*Task objective*: Transcribe the material verbatim in full; the pictures do not belong in the copy.

-- BEGIN --

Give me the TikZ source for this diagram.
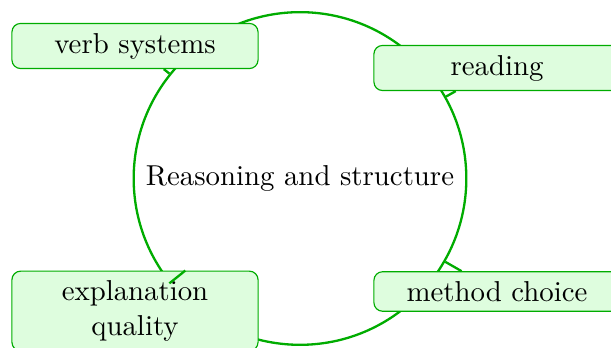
\documentclass[tikz,border=0pt]{standalone}
\usepackage{tikz}
\usetikzlibrary{positioning}
\tikzstyle{canvas} = [x = .3472pt, y = -.3472pt]
\definecolor{ringColor}{RGB}{0,172,0}
\definecolor{boxFill}{RGB}{222,253,222}
\tikzstyle{hubStyle} = [circle, draw=ringColor, thick, minimum size = 115.5pt, inner sep = 0pt]
\tikzstyle{topicStyle} = [draw=ringColor, fill=boxFill, rounded corners = 3pt, text width = 78.8pt, align = center]
\tikzstyle{linkLine} = [color=ringColor, thick]

\begin{document}
\begin{tikzpicture}[canvas]
      \useasboundingbox (0, 0) rectangle (611, 348);
      \node [hubStyle] (hub) at (300, 178.5) {Reasoning and structure};

      \node [topicStyle] (verbSystems) at (135, 46) {verb systems};
      \node [topicStyle] (reading) at (497, 68) {reading};
      \node [topicStyle] (methodChoice) at (497, 291.5) {method choice};
      \node [topicStyle] (explanationQuality) at (135, 311) {explanation quality};

      \foreach \topic in {verbSystems, reading, methodChoice, explanationQuality}
        \draw [linkLine] (hub) -- (\topic);
    \end{tikzpicture}
\end{document}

-- END --

*Reply to the task*:
Give me the TikZ source for this diagram.
\documentclass[tikz,border=0pt]{standalone}
\usepackage{tikz}
\usetikzlibrary{positioning}
\tikzstyle{canvas} = [x = .3472pt, y = -.3472pt]
\definecolor{ringColor}{RGB}{0,172,0}
\definecolor{boxFill}{RGB}{222,253,222}
\tikzstyle{hubStyle} = [circle, draw=ringColor, thick, minimum size = 115.5pt, inner sep = 0pt]
\tikzstyle{topicStyle} = [draw=ringColor, fill=boxFill, rounded corners = 3pt, text width = 78.8pt, align = center]
\tikzstyle{linkLine} = [color=ringColor, thick]

\begin{document}
\begin{tikzpicture}[canvas]
      \useasboundingbox (0, 0) rectangle (611, 348);
      \node [hubStyle] (hub) at (300, 178.5) {Reasoning and structure};

      \node [topicStyle] (verbSystems) at (135, 46) {verb systems};
      \node [topicStyle] (reading) at (497, 68) {reading};
      \node [topicStyle] (methodChoice) at (497, 291.5) {method choice};
      \node [topicStyle] (explanationQuality) at (135, 311) {explanation quality};

      \foreach \topic in {verbSystems, reading, methodChoice, explanationQuality}
        \draw [linkLine] (hub) -- (\topic);
    \end{tikzpicture}
\end{document}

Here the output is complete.